Monday, March 2

Who needs Craig Bellamy?


West Ham 1 Manchester City 0

Another ridiculous kick-off time of 12.30pm on a Sunday, with the tube down to the bare bones and no time for proper lunch. We sit in Ken’s CafĂ© with cups of tea reading the programme news that Robert Green lists The Iliad as his favourite book.

“He likes to read it Homer and away,” I tell Matt. Next we’ll discover that Tomas Repka enjoyed perusing his fellow Czech Milan Kundera’s The Unbearable Lightness of Being.

Inside the stadium it’s time to find out if we can find Man City’s Achilles Heel. “F*** off Craig Bellamy!” is the traditional cockney welcome for our former striker. Bellers is also having to play in an abominable luminous orange away kit with one black arm, looking more like a ground steward than a footballer. Matt suggests that "now City are owned by oil billionaires they don't have to worry about selling replica shirts", hence the railway worker chic.

City have two good early chances. Green produces a fantastic tip round the post from Robinho’s back heel, and then Bellamy nutmegs Behrami to set up an easy chance for Robinho to poke wide.

But we come back into it, even if we do, as ever, over-elaborate searching for the perfect goal. Di Michele turns brilliantly to chip in for Cole to just fail to connect, while Collison has a shot saved by Given. It’s much better than the pathetic effort on Wednesday night.

Czech Republic midfielder Kovac is in for the suspended Noble and reminds me a little of Neil Orr with his simple distribution. Mention of Orr (from the boys of ’86 side) inspires Nigel to reminisce about the time his mate Gav received a birthday card from Orr, and also the fact that Neil Orr was once canvassed for his opinion on a Scottish by-election while training on the beach at Leith. Not that he’s obsessed with football trivia.

Just before half-time Behrami goes down holding his knee after falling awkwardly. It looks bad. The stretcher comes on and he’s carried off to warm applause to be replaced by Savio.

The second half starts and it’s got 0-0 written all over it, or maybe a later winner by Bellamy. I’d be happy with a point bearing in mind the absence of Collins, Noble and Behrami. “Short greedy bastard, you’re just a short bastard!” chants the Bobby Moore Stand. But Bellers’ is playing far too deep and then goes off after 66 minutes with yet another injury, to the derision of the crowd.

We’re playing pretty well. Savio is running at people and Collison just fails to connect with Di Michele’s through ball. Di Michele messes up an easy ball on the edge of the box after doing the difficult part, but then half a minute later plays a ball out to Savio. The young Ugandan/German wideman, who comes from Kampala and is better than Ray Parlour, cuts inside and with hardly any backlift fires a vicious curler at Given. The City keeps can only parry the ball out to Collison who controls the ball to gently lob into the top of the net. Goal! We’re ahead against the richest team in the world. Never in doubt.

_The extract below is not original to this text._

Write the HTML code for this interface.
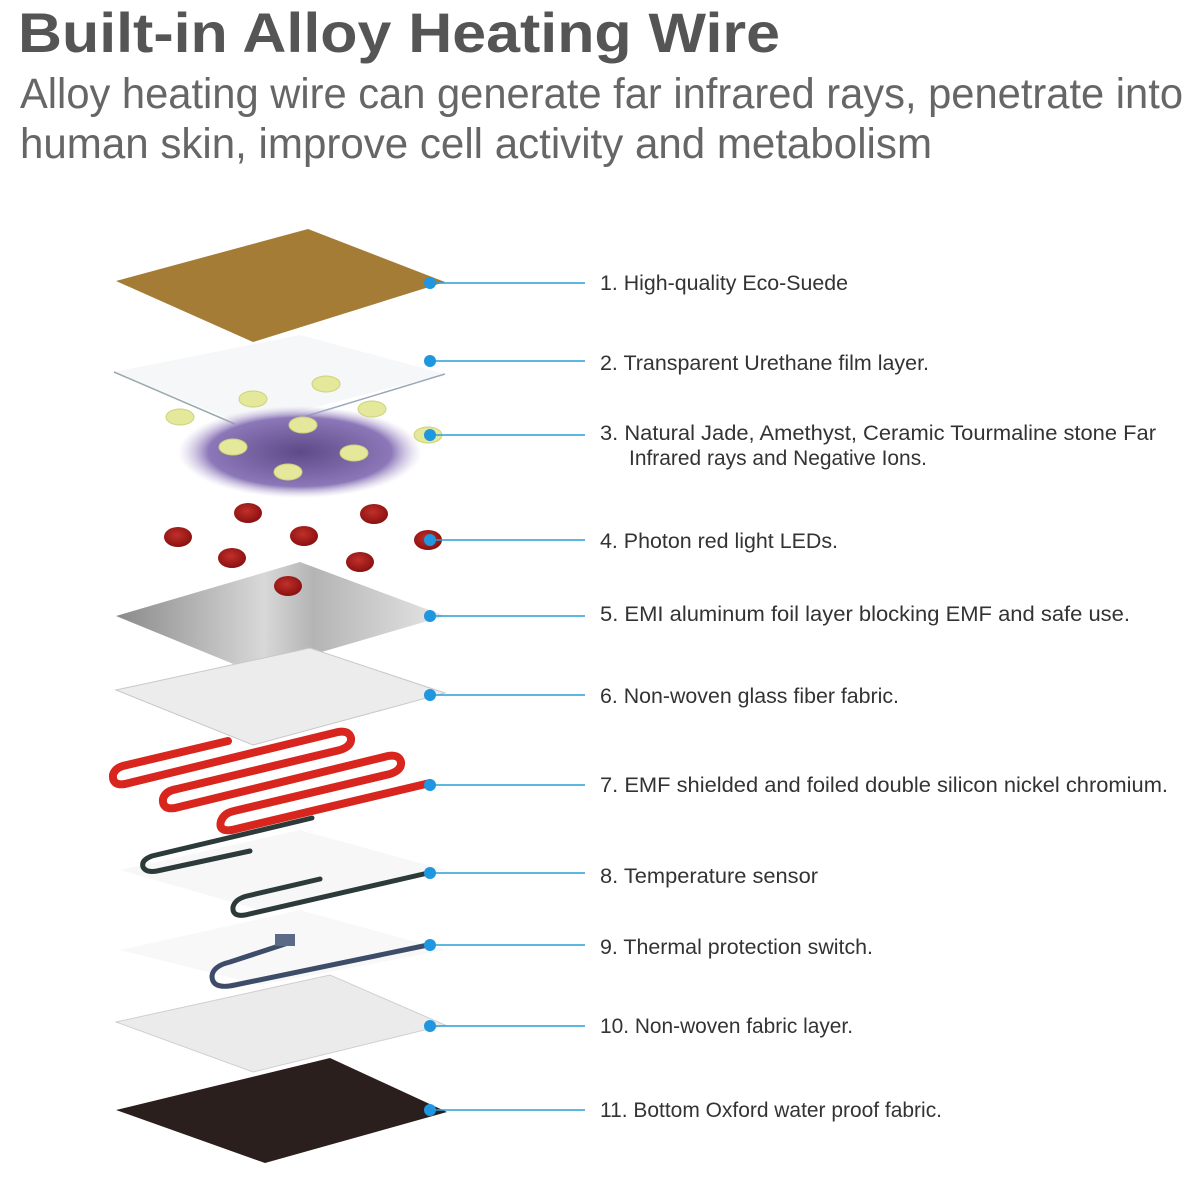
<!DOCTYPE html>
<html><head><meta charset="utf-8"><style>
html,body{margin:0;padding:0;background:#fff;}
svg{display:block;}
text{font-family:"Liberation Sans",sans-serif;}
</style></head><body>
<svg width="1200" height="1200" viewBox="0 0 1200 1200" xmlns="http://www.w3.org/2000/svg">
<defs>
<linearGradient id="al" x1="0" y1="0" x2="1" y2="0">
<stop offset="0" stop-color="#8a8a8a"/><stop offset="0.45" stop-color="#d8d8d8"/><stop offset="0.6" stop-color="#b4b4b4"/><stop offset="1" stop-color="#e6e6e6"/></linearGradient>
<radialGradient id="pur" cx="0.5" cy="0.5" r="0.5">
<stop offset="0" stop-color="#5e4a88"/><stop offset="0.75" stop-color="#8c78b8"/><stop offset="1" stop-color="#c9bfe0" stop-opacity="0"/></radialGradient>
<radialGradient id="led" cx="0.45" cy="0.4" r="0.6"><stop offset="0" stop-color="#c0302a"/><stop offset="1" stop-color="#8a1010"/></radialGradient>
</defs>
<text x="18" y="52" font-size="56" font-weight="bold" fill="#555" textLength="762" lengthAdjust="spacingAndGlyphs">Built-in Alloy Heating Wire</text>
<text x="20" y="108" font-size="43" fill="#666" textLength="1163" lengthAdjust="spacingAndGlyphs">Alloy heating wire can generate far infrared rays, penetrate into</text>
<text x="20" y="158" font-size="43" fill="#666" textLength="912" lengthAdjust="spacingAndGlyphs">human skin, improve cell activity and metabolism</text>

<polygon points="116,281 308,229 445,282 253,342" fill="#a57c35"/>
<polygon points="114,372 300,335 445,374 245,425" fill="#f6f7f8"/>
<polyline points="114,372 235,424" stroke="#9aa" stroke-width="1.5" fill="none"/>
<polyline points="445,374 300,418" stroke="#9ab" stroke-width="1.5" fill="none"/>
<ellipse cx="300" cy="452" rx="122" ry="46" fill="url(#pur)"/>
<g fill="#e3e89a" stroke="#cdd27a">
<ellipse cx="180" cy="417" rx="14" ry="8"/><ellipse cx="253" cy="399" rx="14" ry="8"/><ellipse cx="326" cy="384" rx="14" ry="8"/>
<ellipse cx="372" cy="409" rx="14" ry="8"/><ellipse cx="303" cy="425" rx="14" ry="8"/><ellipse cx="233" cy="447" rx="14" ry="8"/>
<ellipse cx="354" cy="453" rx="14" ry="8"/><ellipse cx="288" cy="472" rx="14" ry="8"/><ellipse cx="428" cy="435" rx="14" ry="8"/>
</g>
<g fill="url(#led)">
<ellipse cx="248" cy="513" rx="14" ry="10"/><ellipse cx="374" cy="514" rx="14" ry="10"/><ellipse cx="178" cy="537" rx="14" ry="10"/>
<ellipse cx="304" cy="536" rx="14" ry="10"/><ellipse cx="232" cy="558" rx="14" ry="10"/><ellipse cx="360" cy="562" rx="14" ry="10"/>
<ellipse cx="428" cy="540" rx="14" ry="10"/>
</g>
<polygon points="116,616 300,562 445,616 253,672" fill="url(#al)"/>
<ellipse cx="288" cy="586" rx="14" ry="10" fill="url(#led)"/>
<polygon points="116,690 310,648 445,693 253,745" fill="#ececec" stroke="#c8c8c8"/>
<!-- red wire -->
<path d="M430,783 L232,830 Q218,832 221,821 Q224,813 234,811 L390,774 Q402,770 401,762 Q399,754 388,756 L175,808 Q162,810 163,799 Q165,791 177,789 L340,750 Q352,746 351,738 Q349,730 338,732 L125,784 Q112,786 113,775 Q115,767 127,765 L228,741" fill="none" stroke="#d8251d" stroke-width="8" stroke-linecap="round" stroke-linejoin="round"/>
<polygon points="120,870 300,830 445,870 260,910" fill="#f7f7f7"/>
<path d="M428,873 L245,915 Q232,917 233,907 Q235,899 247,896 L320,879" fill="none" stroke="#2c3a3a" stroke-width="5" stroke-linecap="round"/>
<path d="M312,818 L152,856 Q141,860 143,867 Q146,873 157,871 L250,851" fill="none" stroke="#2c3a3a" stroke-width="5" stroke-linecap="round"/>
<polygon points="120,950 300,910 445,950 260,985" fill="#f8f8f8"/>
<path d="M428,945 L235,985 Q212,990 212,976 Q213,966 230,962 L288,943" fill="none" stroke="#3d4c68" stroke-width="5" stroke-linecap="round"/>
<rect x="275" y="934" width="20" height="12" fill="#5a6a88"/>
<polygon points="116,1022 330,975 445,1025 253,1072" fill="#ebebeb" stroke="#cfcfcf"/>
<polygon points="116,1110 330,1058 447,1112 265,1163" fill="#2b1f1d"/>

<g stroke="#2a9fd6" stroke-width="1.5">
<line x1="430" y1="283" x2="585" y2="283"/><line x1="430" y1="361" x2="585" y2="361"/><line x1="430" y1="435" x2="585" y2="435"/>
<line x1="430" y1="540" x2="585" y2="540"/><line x1="430" y1="616" x2="585" y2="616"/><line x1="430" y1="695" x2="585" y2="695"/>
<line x1="430" y1="785" x2="585" y2="785"/><line x1="430" y1="873" x2="585" y2="873"/><line x1="430" y1="945" x2="585" y2="945"/>
<line x1="430" y1="1026" x2="585" y2="1026"/><line x1="430" y1="1110" x2="585" y2="1110"/>
</g>
<g fill="#1e96e0">
<circle cx="430" cy="283" r="6"/><circle cx="430" cy="361" r="6"/><circle cx="430" cy="435" r="6"/><circle cx="430" cy="540" r="6"/>
<circle cx="430" cy="616" r="6"/><circle cx="430" cy="695" r="6"/><circle cx="430" cy="785" r="6"/><circle cx="430" cy="873" r="6"/>
<circle cx="430" cy="945" r="6"/><circle cx="430" cy="1026" r="6"/><circle cx="430" cy="1110" r="6"/>
</g>
<g font-size="21" fill="#333">
<text x="600" y="290" textLength="248" lengthAdjust="spacingAndGlyphs">1.  High-quality Eco-Suede</text>
<text x="600" y="370" textLength="329" lengthAdjust="spacingAndGlyphs">2.  Transparent Urethane film layer.</text>
<text x="600" y="440" textLength="556" lengthAdjust="spacingAndGlyphs">3.  Natural Jade, Amethyst, Ceramic  Tourmaline stone Far</text>
<text x="629" y="465" textLength="298" lengthAdjust="spacingAndGlyphs">Infrared rays and Negative Ions.</text>
<text x="600" y="548" textLength="238" lengthAdjust="spacingAndGlyphs">4.  Photon red light LEDs.</text>
<text x="600" y="621" textLength="530" lengthAdjust="spacingAndGlyphs">5.  EMI aluminum foil layer blocking EMF and safe use.</text>
<text x="600" y="703" textLength="299" lengthAdjust="spacingAndGlyphs">6.  Non-woven glass fiber fabric.</text>
<text x="600" y="792" textLength="568" lengthAdjust="spacingAndGlyphs">7.  EMF shielded and foiled double silicon nickel chromium.</text>
<text x="600" y="883" textLength="218" lengthAdjust="spacingAndGlyphs">8.  Temperature sensor</text>
<text x="600" y="954" textLength="273" lengthAdjust="spacingAndGlyphs">9.  Thermal protection switch.</text>
<text x="600" y="1033" textLength="253" lengthAdjust="spacingAndGlyphs">10. Non-woven fabric layer.</text>
<text x="600" y="1117" textLength="342" lengthAdjust="spacingAndGlyphs">11. Bottom Oxford water proof fabric.</text>
</g>
</svg>
</body></html>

“Now Carlton could have hit the bar with that…” suggests Nigel. It’s Collison’s third of the season, and he’s hit the post twice too. At last we have a midfielder who might get into double figures in a full season.

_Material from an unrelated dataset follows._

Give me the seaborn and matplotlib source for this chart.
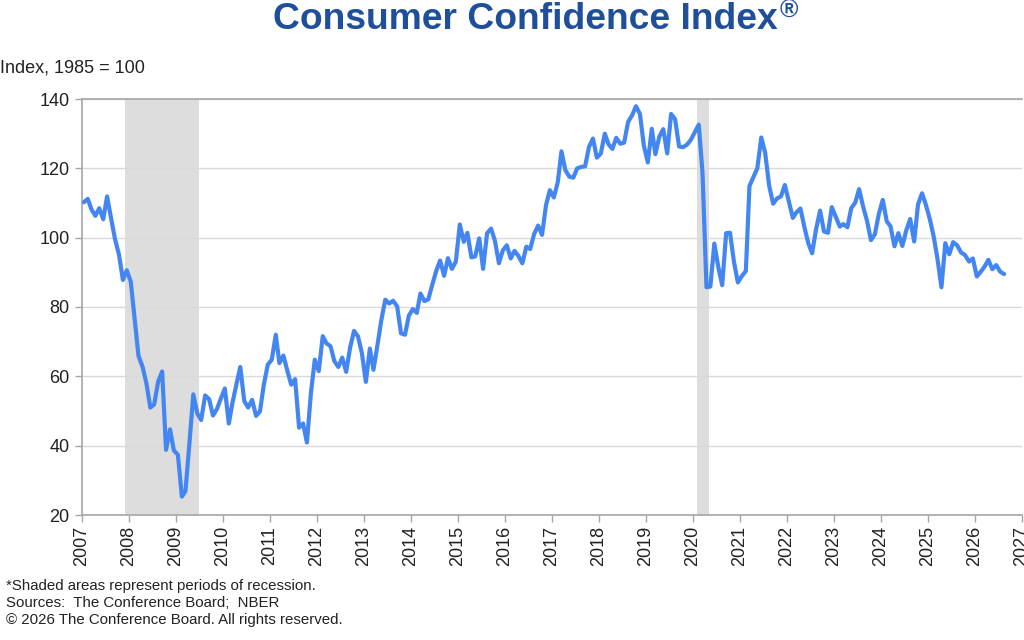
import matplotlib
matplotlib.use("Agg")
import matplotlib.pyplot as plt
import matplotlib.dates as mdates
import seaborn as sns
import pandas as pd
import numpy as np

# Monthly index values (1985 = 100)
cci_2007 = [110.2, 111.2, 108.2, 106.3, 108.5, 105.3, 111.9, 105.6, 99.5, 95.2, 87.8, 90.6]
cci_2008 = [87.3, 76.4, 65.9, 62.8, 58.1, 51.0, 51.9, 58.5, 61.4, 38.8, 44.7, 38.6]
cci_2009 = [37.4, 25.3, 26.9, 40.8, 54.8, 49.3, 47.4, 54.5, 53.4, 48.7, 50.6, 53.6]
cci_2010 = [56.5, 46.4, 52.3, 57.7, 62.7, 52.9, 51.0, 53.2, 48.6, 49.9, 57.8, 63.4]
cci_2011 = [64.8, 72.0, 63.8, 66.0, 61.7, 57.6, 59.2, 45.2, 46.4, 40.9, 55.2, 64.8]
cci_2012 = [61.5, 71.6, 69.5, 68.7, 64.4, 62.7, 65.4, 61.3, 68.4, 73.1, 71.5, 66.7]
cci_2013 = [58.4, 68.0, 61.9, 69.0, 76.2, 82.1, 81.0, 81.8, 80.2, 72.4, 72.0, 77.5]
cci_2014 = [79.4, 78.3, 83.9, 81.7, 82.2, 86.4, 90.3, 93.4, 89.0, 94.1, 91.0, 93.1]
cci_2015 = [103.8, 98.8, 101.4, 94.3, 94.6, 99.8, 91.0, 101.3, 102.6, 99.1, 92.6, 96.3]
cci_2016 = [97.8, 94.0, 96.2, 94.7, 92.6, 97.4, 96.7, 101.1, 103.5, 100.8, 109.4, 113.7]
cci_2017 = [111.6, 116.1, 124.9, 119.4, 117.6, 117.3, 120.0, 120.4, 120.6, 126.2, 128.6, 123.1]
cci_2018 = [124.3, 130.0, 127.0, 125.6, 128.8, 127.1, 127.4, 133.4, 135.3, 137.9, 135.7, 126.6]
cci_2019 = [121.7, 131.4, 124.1, 129.2, 131.3, 124.3, 135.7, 134.2, 126.3, 126.1, 126.8, 128.2]
cci_2020 = [130.4, 132.6, 118.8, 85.7, 85.9, 98.3, 91.7, 86.3, 101.3, 101.4, 92.9, 87.1]
cci_2021 = [88.9, 90.4, 114.9, 117.5, 120.0, 128.9, 124.5, 115.0, 109.8, 111.3, 111.9, 115.2]
cci_2022 = [110.5, 105.7, 107.3, 108.4, 103.2, 98.4, 95.5, 102.5, 107.8, 101.8, 101.4, 108.8]
cci_2023 = [106.0, 103.2, 103.9, 103.0, 108.5, 110.1, 114.0, 109.0, 104.8, 99.3, 101.0, 106.8]
cci_2024 = [110.9, 104.7, 103.3, 97.5, 101.3, 97.6, 102.0, 105.4, 98.9, 109.6, 112.8, 109.5]
cci_2025 = [105.3, 100.1, 93.9, 85.7, 98.4, 95.2, 98.7, 97.8, 95.7, 95.0, 93.1, 94.0]
cci_2026 = [88.8, 90.2, 91.6, 93.6, 90.9, 92.1, 90.2, 89.5]

first_month = "2007-01-01"

# NBER recessions (shaded)
recession_starts = ["2007-12-01", "2020-02-01"]
recession_ends = ["2009-07-01", "2020-05-01"]

values = (cci_2007 + cci_2008 + cci_2009 + cci_2010 + cci_2011 + cci_2012 + cci_2013
          + cci_2014 + cci_2015 + cci_2016 + cci_2017 + cci_2018 + cci_2019 + cci_2020
          + cci_2021 + cci_2022 + cci_2023 + cci_2024 + cci_2025 + cci_2026)
dates = pd.date_range(first_month, periods=len(values), freq="MS") + pd.Timedelta(days=14)
df = pd.DataFrame({"date": dates, "cci": values})

sns.set_theme(style="white")
plt.rcParams["font.family"] = ["Liberation Sans", "DejaVu Sans"]

text_color = "#222222"
axis_gray = "#A6A6A6"
title_blue = "#1F4E9B"

fig = plt.figure(figsize=(10.24, 6.4), dpi=100)
ax = fig.add_axes([82 / 1024, 1 - 515 / 640, (1022 - 82) / 1024, (515 - 99) / 640])

for start, end in zip(recession_starts, recession_ends):
    ax.axvspan(pd.Timestamp(start), pd.Timestamp(end), color="#DDDDDD", lw=0, zorder=0)

sns.lineplot(data=df, x="date", y="cci", ax=ax, color="#4386F2", linewidth=3.0,
             solid_joinstyle="round", solid_capstyle="round", zorder=3)

ax.set_xlim(pd.Timestamp("2007-01-01"), pd.Timestamp("2027-01-01"))
ax.set_ylim(20, 140)
ax.set_yticks(np.arange(20, 141, 20))
ax.xaxis.set_major_locator(mdates.YearLocator())
ax.xaxis.set_major_formatter(mdates.DateFormatter("%Y"))
ax.yaxis.grid(True, color="#D9D9D9", linewidth=1.0, zorder=1)
ax.set_axisbelow(True)
ax.set_xlabel("")
ax.set_ylabel("")

for side in ["left", "bottom", "top"]:
    ax.spines[side].set_color(axis_gray)
    ax.spines[side].set_linewidth(1.2)
ax.spines["right"].set_visible(False)

ax.tick_params(axis="x", direction="out", length=5, width=1, color=axis_gray,
               labelsize=13, labelcolor=text_color, labelrotation=90, pad=3, bottom=True)
ax.tick_params(axis="y", direction="out", length=5, width=1, color=axis_gray,
               labelsize=13, labelcolor=text_color, pad=4, left=True)

# title with superscript registered mark
title = fig.text(525 / 1024, 1 - 29 / 640, "Consumer Confidence Index", ha="center",
                 va="baseline", fontsize=26.8, fontweight="bold", color=title_blue)
renderer = fig.canvas.get_renderer()
bb = title.get_window_extent(renderer)
fig.text((bb.x1 + 2) / fig.bbox.width, 1 - 18 / 640, "®", ha="left", va="baseline",
         fontsize=18, fontweight="bold", color=title_blue)

fig.text(0, 1 - 68 / 640, "Index, 1985 = 100", ha="left", va="center",
         fontsize=13, color=text_color)

footnotes = [
    "*Shaded areas represent periods of recession.",
    "Sources:  The Conference Board;  NBER",
    "\u00a9 2026 The Conference Board. All rights reserved.",
]
for i, line in enumerate(footnotes):
    fig.text(6 / 1024, 1 - (586 + i * 17) / 640, line, ha="left", va="center",
             fontsize=10.8, color=text_color)

fig.savefig("out.png", dpi=100)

We face an anxious 19 minutes. City suddenly start to create chances. Caicedo shots into the side netting when well placed then fires over the bar. Carlton Cole is battered and limping and wants to come off.

“Bring him off!” shouts Nigel. But Zola brings on Spector for Kovac, and Lopez for Di Michele. Then you see why. Cole wins my man of the match award for getting his head to two City set pieces and then, despite lumbering in the fashion of like Arnold Schwarzenegger at the end of Terminator, dribbling the ball into their corner and occupying three defenders.

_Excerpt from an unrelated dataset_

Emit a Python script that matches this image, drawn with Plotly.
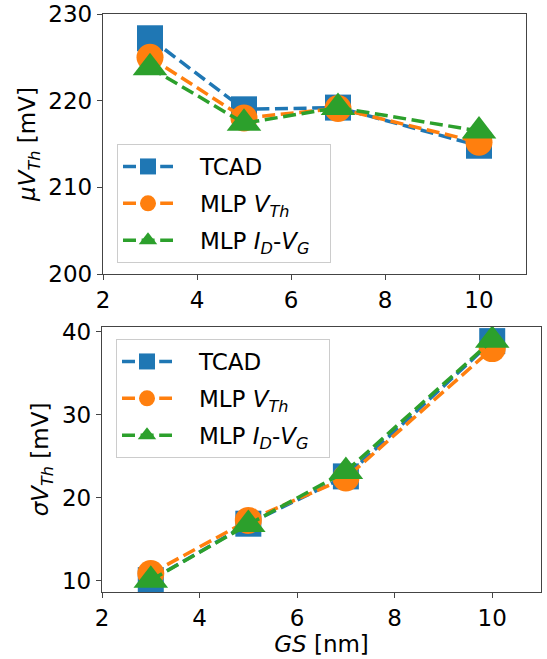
import plotly.graph_objects as go

gs = [3, 5, 7, 10]
mu_tcad = [227.2, 219.0, 219.2, 214.8]
mu_mlp_vth = [225.0, 218.0, 219.1, 215.2]
mu_mlp_idvg = [223.8, 217.4, 219.2, 216.5]
sig_tcad = [10.1, 16.9, 22.6, 38.9]
sig_mlp_vth = [10.9, 17.3, 22.4, 38.0]
sig_mlp_idvg = [10.1, 16.8, 23.2, 39.0]

SP = "\u00a0\u00a0\u00a0"
names = [SP + "TCAD", SP + "MLP <i>V</i><sub><i>Th</i></sub>",
         SP + "MLP <i>I</i><sub><i>D</i></sub>-<i>V</i><sub><i>G</i></sub>\u00a0\u00a0"]
colors = ["#1f77b4", "#ff7f0e", "#2ca02c"]
symbols = ["square", "circle", "triangle-up"]
sizes = [26, 27, 30]

FONT = "DejaVu Sans"
FS = 23

fig = go.Figure()
for i, ys in enumerate([mu_tcad, mu_mlp_vth, mu_mlp_idvg]):
    fig.add_trace(go.Scatter(x=gs, y=ys, mode="lines+markers", name=names[i],
                             line=dict(color=colors[i], width=3.5, dash="13px,5.6px"),
                             marker=dict(symbol=symbols[i], size=sizes[i], color=colors[i]),
                             xaxis="x", yaxis="y", legend="legend", legendgroup="a%d" % i))
for i, ys in enumerate([sig_tcad, sig_mlp_vth, sig_mlp_idvg]):
    fig.add_trace(go.Scatter(x=gs, y=ys, mode="lines+markers", name=names[i],
                             line=dict(color=colors[i], width=3.5, dash="13px,5.6px"),
                             marker=dict(symbol=symbols[i], size=sizes[i], color=colors[i]),
                             xaxis="x2", yaxis="y2", legend="legend2", legendgroup="b%d" % i))

W, H = 547, 659
axstyle = dict(showline=True, mirror=True, linecolor="#444", linewidth=1.3,
               ticks="outside", ticklen=5, tickwidth=1.2, tickcolor="#444",
               showgrid=False, zeroline=False, automargin=False,
               tickfont=dict(family=FONT, size=FS, color="black"))

legstyle = dict(font=dict(family=FONT, size=FS, color="black"),
                bgcolor="rgba(255,255,255,0.8)", bordercolor="#cccccc", borderwidth=1,
                xanchor="left", yanchor="top", itemsizing="trace", itemwidth=50,
                tracegroupgap=4)

fig.update_layout(
    width=W, height=H, margin=dict(l=0, r=0, t=0, b=0, autoexpand=False),
    plot_bgcolor="white", paper_bgcolor="white",
    showlegend=True,
    xaxis=dict(domain=[103 / W, 526 / W], range=[2, 11], tickvals=[2, 4, 6, 8, 10],
               anchor="y", **axstyle),
    yaxis=dict(domain=[1 - 274 / H, 1 - 14 / H], range=[200, 230], tickvals=[200, 210, 220, 230],
               anchor="x",
               title=dict(text="<i>μV</i><sub><i>Th</i></sub> [mV]", standoff=6,
                          font=dict(family=FONT, size=FS, color="black")),
               **axstyle),
    xaxis2=dict(domain=[102 / W, 541 / W], range=[2, 11], tickvals=[2, 4, 6, 8, 10],
                anchor="y2",
                title=dict(text="<i>GS</i> [nm]", standoff=4,
                           font=dict(family=FONT, size=FS, color="black")),
                **axstyle),
    yaxis2=dict(domain=[1 - 592 / H, 1 - 327 / H], range=[8.67, 40.6], tickvals=[10, 20, 30, 40],
                anchor="x2",
                title=dict(text="<i>σV</i><sub><i>Th</i></sub> [mV]", standoff=6,
                           font=dict(family=FONT, size=FS, color="black")),
                **axstyle),
    legend=dict(x=117 / W, y=1 - 144 / H, **legstyle),
    legend2=dict(x=116 / W, y=1 - 339 / H, **legstyle),
)

fig.write_html("out.html", config={"displayModeBar": False},
               post_script="document.body.style.margin='0';document.body.style.overflow='hidden';")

"Think of Anvil," I tell Nigel, "Live the dream!" Deep into added time Savio concedes a free kick in Matt Taylor/Stuart Downing territory. Sod it. Elano’s shot is heading for the top corner only for Lucas Neill to head it away.

The whistle blows. We go above Wigan. We go above Fulham in our Premier League Odyssey. Soon we’ll be above FC Ithaca. We’re seventh!

Thirty six points. One more win and we’re safe. And we might even make the Uefa Cup if we finish seventh.

So it’s off to the Central to watch the Carling Cup Final at Wembley. Nice to see Spurs there. Apparently it’s a good day out for small clubs outside the Big Seven.

2 comments:

Mo said...

who comes from Kampala and is better than Ray Parlour

Glad to see this has caught on with you at least, Pete! I've always wanted to invent a chant, even if it's just a feebly derivative one.

Pete May said...

It's only a matter of time before all the Bobby Moore Stand are singing it!